HOW TO TRACK YOUR PROGRESS PROPERLY

HOW TO TRACK YOUR PROGRESS PROPERLY

First of all, let it be clear, tracking your progress is very important! You have to track your progress but THE NUMBER ON THE SCALE DOES NOT DEFINE YOU! 

Because being healthy is ultimately about feeling healthy - it has very little to do with a number on a scale.

When you strength train and eat properly, your body tends to only shed fat while keeping the muscle you already have. Compare that to crash dieting and hours of cardio where your “weight loss” will be greater…but you’ll be losing both muscle and fat (and leave you looking and feeling like a weakling). By tracking your body composition in more than one way, you’ll have a more accurate view of your progress.
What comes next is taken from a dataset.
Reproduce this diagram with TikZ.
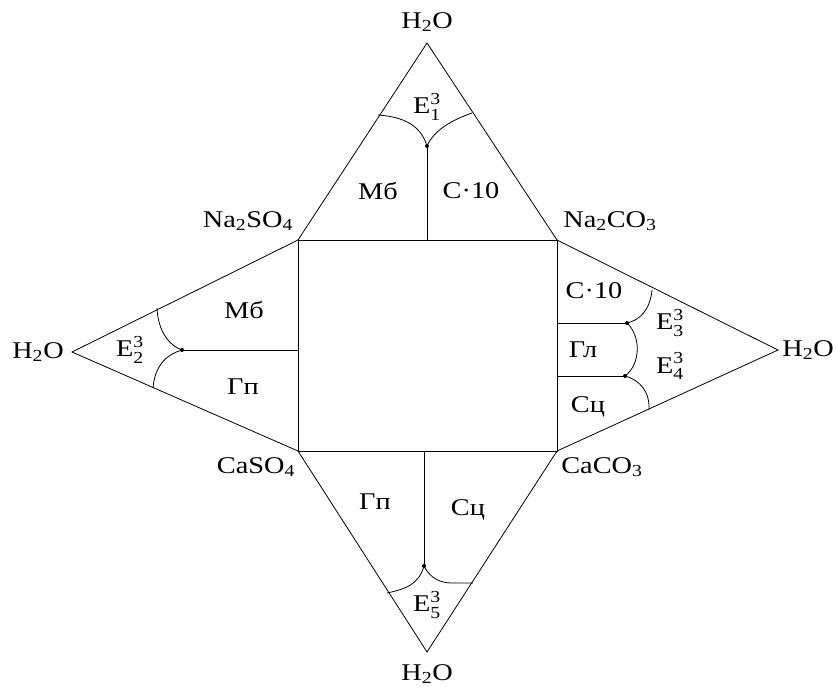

Don’t track everything on a day-to-day basis. Our bodies are incredibly complex pieces of machinery where all kinds of crazy stuff happen all day and all night. Our weight can fluctuate over the course of a day. Measuring EVERY day will promote an unhealthy OCD behaviour where every tiny little change will be scrutinized and blown out of proportion. So, measure yourself once a week at the same time, I advise after you wake up and before you eat breakfast. Depending on your schedule, I’d either pick Friday or Monday mornings to track all of your measurements.

Here are the best ways to track yourself OTHER than a scale:

1. Take a photo!

My favourite method. Stand in front of a mirror in a bathing suit or your underwear with your cell phone camera and take a picture. Then turn to the side and take another picture of your profile view. You might not like what you see. You might not want to look at it again, and you probably won’t want to show it to anybody. THAT’S FINE. Just take the picture, hide it in a folder on your computer, and add to it once a week. You live with yourself (duh), so it’s tough to notice changes on a day-to-day basis. However, if you have two months of week-to-week photos to look back on, you’ll be able to tell if your body is transitioning in the right way.

2. Take your measurements!

Go to a craft store and buy a cheap tape measure or buy one of these self-help tape measures. Make sure your measurements are taken in the morning and not after your workout. Also, make sure you measure the same location each week – kind of weird, I know, but I pick freckles on my arms and legs so I know exactly where to measure each week. Take a circumference measurement at each of these spots and write it down:

  • Neck (for most people, this is the thing that connects your body to your head) 
  • Shoulders (both arms down at your side, at the widest point from shoulder to shoulder) 
  • Chest (lift up your arms, wrap the tape measure around your chest, just above the nipple, and then lower your arms) -Bicep (either left or right, but be consistent) 
  • Waist (at the belly button for consistency) 
  • Hips (measure the widest part of your hips) 
  • Thigh (left or right, but pick the same spot on your thigh each week)

3. Clothes!

Yes! Clothes can be a good indicator of weight loss. One drawback is that clothes can stretch. Jeans can be tight after coming out of the dryer but then loosen over time.

Remember being healthy is ultimately about feeling healthy - it has very little to do with a number on a scale.